A British Concert of Casseroles in Solidarity with Quebec
filmed and edited by Isabeau Doucet
Under ubiquitous British union jack bunting, in celebration of the Queen’s Diamond Jubilee, students cut small red felt squares – the Quebec student’s symbol of indebtedness – and pinned them to their lapels. One of their banners called for a “Debt Jubilee not a Diamond Jubilee,” referring to the weekend’s celebrations that will cost taxpayers an estimated 3.5 million pounds or more at a time when the British government is making unprecedented cuts to public sector, education, healthcare and welfare provisions, and England stagnates in the grips of double-dip recession.
It was Wednesday evening and around 150 students, lecturers and union workers were gathered in front of Canada House by Trafalgar Square for a “casserole concert” to protest the government of Quebec’s special new anti-protest law 78 – condemned by Amnesty International, the United Nations and hundreds of Jurists in Quebec – and in solidarity with the Quebec student strike. The event was organized by Defend the Right to Protest, a campaign that arose out of the unprecedented resistance in 2010 to the UK government’s attack on higher education, including the tripling of tuition fees, the axing of student maintenance allowance and massive cuts to courses and jobs.
The casserole protest wove through the streets of central London on an improvised march to the Quebec Government’s Office off Regent’s street chanting “Tous ensemble, tous ensemble, student strike!” and “eh-eh, oh-oh, Jean Charest has got to go!” before concluding with a round of speeches on the steps of the Canadian embassy off Grovesnor square.
“I could not be happier that an event like this has been organized in London,” said Talitha Calder, a BA student at McGill University in Montreal worried about high unemployment among university graduates. Speaking to the crowd, she said the turnout was “proof that these issues transcend borders and that the student strike is about much more than tuition.”
Alfie Meadows, Philosophy student at Middlesex University who had to have life-saving emergency brain surgery after suffering brain hemorrhage and a skull fracture from a police truncheon at an anti-fees protest in December 2010, praised students in Quebec saying “the determination is so inspiring to all of us.” His philosophy department was axed under austerity cuts in the spring of 2010. Following his injury, he was subsequently charged with violent disorder, but the jury failed to reach a verdict and he awaits a retrial on the 29th October. Despite the injury and trial he remains optimistic: “the student protest here was brilliant and there’s been lots of them all over the world and there’s going to be another one coming up in the autumn.”
“If I think of what sort of future do I dream of” said Aaron Peters, PhD candidate at Royal Holloway University and co-editor of the anti-cuts paper Fight Back!, “it’s Quebec, it’s the red and the black, it’s an insurrection and the abolition of tuition fees; it is not a selection of biscuits in a bloody Union Jack box from Marks and Spencer’s.”
Mr.
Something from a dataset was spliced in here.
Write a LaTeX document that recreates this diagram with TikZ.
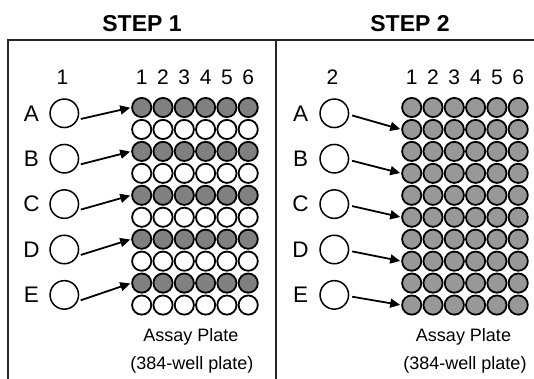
\documentclass[tikz,border=0pt]{standalone}
\usepackage{fontspec}
\setmainfont{Liberation Sans}
\usetikzlibrary{arrows.meta}
\definecolor{wellA}{RGB}{128,128,128}
\definecolor{wellB}{RGB}{152,152,152}
\tikzset{
  frame/.style={line width=1.3pt, black!85},
  titletext/.style={font=\fontsize{23}{25}\selectfont\bfseries, inner sep=0pt},
  lbl/.style={font=\fontsize{21}{23}\selectfont, inner sep=0pt},
  letter/.style={font=\fontsize{22.5}{24}\selectfont, inner sep=0pt},
  captext/.style={font=\fontsize{18}{20}\selectfont, inner sep=0pt},
  well/.style={circle, draw, line width=1.8pt, minimum size=19.2pt, inner sep=0pt},
  src/.style={circle, draw, line width=1.5pt, minimum size=28.5pt, inner sep=0pt, fill=white},
  arr/.style={line width=1.8pt, -{Triangle[length=10pt,width=9pt]}, shorten <=3pt, shorten >=1pt},
}
\begin{document}
\begin{tikzpicture}[x=1pt,y=-1pt]
\useasboundingbox (0,0) rectangle (534,379);
% frame
\coordinate (fTL) at (8,40);
\coordinate (fTR) at (534,40);
\coordinate (fBL) at (8,379);
\coordinate (fMT) at (276,40);
\coordinate (fMB) at (276,379);
\draw[frame] (fBL) -- (fTL) -- (fTR);
\draw[frame] (fMT) -- (fMB);
% titles
\node[titletext] (t1) at (142,24) {STEP 1};
\node[titletext] (t2) at (410,24) {STEP 2};
% source column labels
\node[lbl] (c1) at (62.5,77) {1};
\node[lbl] (c2) at (332.5,77) {2};
% plates
\foreach \c in {1,...,6}{
  \node[lbl] (h1-\c) at ({141.7+21.3*(\c-1)},77) {\c};
  \node[lbl] (h2-\c) at ({411.7+21.3*(\c-1)},77) {\c};
  \foreach \r in {1,...,10}{
    \ifodd\r
      \node[well, fill=wellA] (w1-\r-\c) at ({141.7+21.3*(\c-1)},{107.5+21.95*(\r-1)}) {};
    \else
      \node[well, fill=white] (w1-\r-\c) at ({141.7+21.3*(\c-1)},{107.5+21.95*(\r-1)}) {};
    \fi
    \node[well, fill=wellB] (w2-\r-\c) at ({411.7+21.3*(\c-1)},{107.5+21.95*(\r-1)}) {};
  }
}
% sources and arrows
\foreach \l [count=\i] in {A,B,C,D,E}{
  \pgfmathtruncatemacro\ra{2*\i-1}
  \pgfmathtruncatemacro\rb{2*\i}
  \node[letter] (l1-\l) at (31.5,{113.3+45.4*(\i-1)}) {\l};
  \node[src] (s1-\l) at (64.3,{113.3+45.4*(\i-1)}) {};
  \node[letter] (l2-\l) at (300.5,{113.3+45.4*(\i-1)}) {\l};
  \node[src] (s2-\l) at (334.3,{113.3+45.4*(\i-1)}) {};
  \draw[arr] (s1-\l.-25) -- (w1-\ra-1.west);
  \draw[arr] (s2-\l.-5) -- (w2-\rb-1.west);
}
% captions
\node[captext] (a1) at (191,337) {Assay Plate};
\node[captext] (b1) at (192,364.5) {(384-well plate)};
\node[captext] (a2) at (463.5,337) {Assay Plate};
\node[captext] (b2) at (465,364.5) {(384-well plate)};
\end{tikzpicture}
\end{document}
Peters said that if offered a choice of what kind of society he and others would want to live in, they would “want to be in Quebec with the students, with the graduate tutors, with the lawyers who show solidarity, with public sector workers.”
The student movement in Britain had tens of thousands of student protesting, with hundreds of institutions going into occupation to oppose the government’s plans. Several of these protests ended with kettling, police charging at crowds on horseback, the use of truncheons, tasers, police dogs, forward intelligence units, resulting in over 180 arrests of students mostly under the age of 25.
“The right to protest has come under unprecedented attack all over the world” says Nina Power, senior lecturer in Philosophy at Roehampton University and co-founder of Defend the Right to Protest, “we are seeing patterns emerging in the ways in which
different governments attempt to crush and quell dissent. Banning protests, charging people with serious offences and using violence against crowds are all ways of trying to stem the tide of justified mass anger against austerity measures.”
The government plans for further privatization of higher education have been put on hold, and most recently, in early May, it was some 20, 000 off-duty police officers who went on strike to oppose major cuts and the largest police privatization plans in UK history. The government plans to outsource all policing that can be “legally delegated to the private sector” and bidding by multinational security contractors is underway.
“The struggle that has been waged by supporters of la CLASSE and the student movement generally across the province, has set a very, very high standard for British students and education workers here to emulate,” said George Binette, secretary of the Camden branch of UNISON, the largest union of public sector workers in Britain.
Mr. Binette, whose father is Quebecois, called the passage of the law 78 “one of the most draconian pieces of legislation seen in North America in generations in an attempt to curb the democratic right to protest.” He warned people of North America and the European Union saying the law “is an illustration of the lengths to which supposedly democratic governments will go to enforce neoliberal austerity…if workers, students, the poor, older people and the like will not sit down and take the medicine of austerity.”
News of the solidarity protest has gone viral and been overwhelmingly well received in Quebec with Journal Metro, Huffington Post and other social networks sharing the video, which has been viewed over 20 000 times in less than three days.